▸ **Data**:

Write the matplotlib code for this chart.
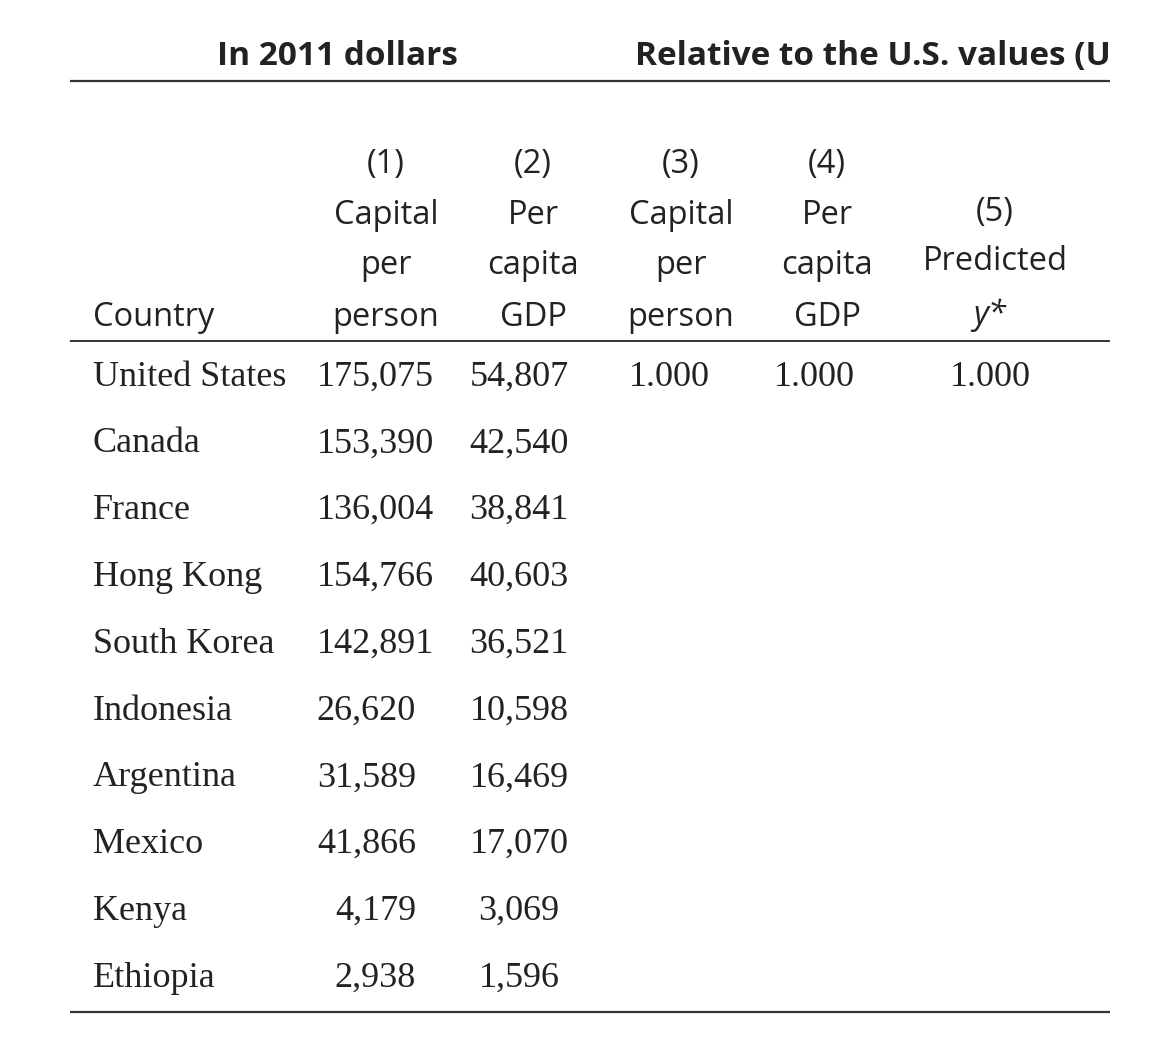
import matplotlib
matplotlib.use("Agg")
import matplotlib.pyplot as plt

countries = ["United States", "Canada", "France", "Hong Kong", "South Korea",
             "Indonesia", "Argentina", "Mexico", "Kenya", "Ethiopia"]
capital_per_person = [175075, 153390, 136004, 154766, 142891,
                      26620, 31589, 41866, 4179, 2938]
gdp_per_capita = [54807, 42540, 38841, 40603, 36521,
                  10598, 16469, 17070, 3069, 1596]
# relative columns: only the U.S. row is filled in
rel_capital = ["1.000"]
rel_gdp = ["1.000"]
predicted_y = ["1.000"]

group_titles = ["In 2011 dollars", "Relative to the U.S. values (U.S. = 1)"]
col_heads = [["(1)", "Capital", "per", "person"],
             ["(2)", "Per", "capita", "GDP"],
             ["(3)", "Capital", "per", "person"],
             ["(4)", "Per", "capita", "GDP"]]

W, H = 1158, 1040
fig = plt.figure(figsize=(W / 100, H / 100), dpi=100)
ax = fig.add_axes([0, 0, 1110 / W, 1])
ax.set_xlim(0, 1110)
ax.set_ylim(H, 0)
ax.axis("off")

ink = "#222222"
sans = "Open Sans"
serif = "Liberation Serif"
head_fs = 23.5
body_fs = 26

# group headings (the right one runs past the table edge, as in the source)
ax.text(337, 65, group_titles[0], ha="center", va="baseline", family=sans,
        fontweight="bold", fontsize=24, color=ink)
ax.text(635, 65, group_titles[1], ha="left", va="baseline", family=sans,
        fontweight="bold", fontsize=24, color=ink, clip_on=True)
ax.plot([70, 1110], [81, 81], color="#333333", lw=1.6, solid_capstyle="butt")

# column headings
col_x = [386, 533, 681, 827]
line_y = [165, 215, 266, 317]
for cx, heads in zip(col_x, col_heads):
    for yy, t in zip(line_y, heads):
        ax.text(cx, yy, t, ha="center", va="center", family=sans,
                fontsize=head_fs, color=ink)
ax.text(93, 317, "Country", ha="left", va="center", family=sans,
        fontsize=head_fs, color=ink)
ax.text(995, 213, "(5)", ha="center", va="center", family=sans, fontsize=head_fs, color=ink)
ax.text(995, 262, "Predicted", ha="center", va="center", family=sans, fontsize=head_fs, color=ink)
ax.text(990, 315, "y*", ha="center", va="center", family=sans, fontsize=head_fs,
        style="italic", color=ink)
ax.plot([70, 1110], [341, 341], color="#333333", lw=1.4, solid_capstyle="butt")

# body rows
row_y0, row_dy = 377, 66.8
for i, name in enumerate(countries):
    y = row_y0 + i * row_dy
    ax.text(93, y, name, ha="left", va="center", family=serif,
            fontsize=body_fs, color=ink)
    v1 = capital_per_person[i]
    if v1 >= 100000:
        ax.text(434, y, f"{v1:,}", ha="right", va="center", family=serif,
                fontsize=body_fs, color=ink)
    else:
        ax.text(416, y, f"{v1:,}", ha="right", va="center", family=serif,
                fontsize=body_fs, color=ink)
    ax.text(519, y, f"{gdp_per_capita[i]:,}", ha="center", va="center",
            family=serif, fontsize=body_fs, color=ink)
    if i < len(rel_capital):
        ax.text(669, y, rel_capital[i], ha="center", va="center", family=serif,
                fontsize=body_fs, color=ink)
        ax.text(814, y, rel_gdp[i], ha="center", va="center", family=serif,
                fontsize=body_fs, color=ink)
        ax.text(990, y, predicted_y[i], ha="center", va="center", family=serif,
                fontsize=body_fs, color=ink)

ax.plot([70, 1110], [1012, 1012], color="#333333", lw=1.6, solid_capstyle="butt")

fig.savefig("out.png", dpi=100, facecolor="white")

▸ **What you should do**: Using the material above, gather every line that includes "matplotlib".

▸ **Task answer**:
Write the matplotlib code for this chart.
import matplotlib
matplotlib.use("Agg")
import matplotlib.pyplot as plt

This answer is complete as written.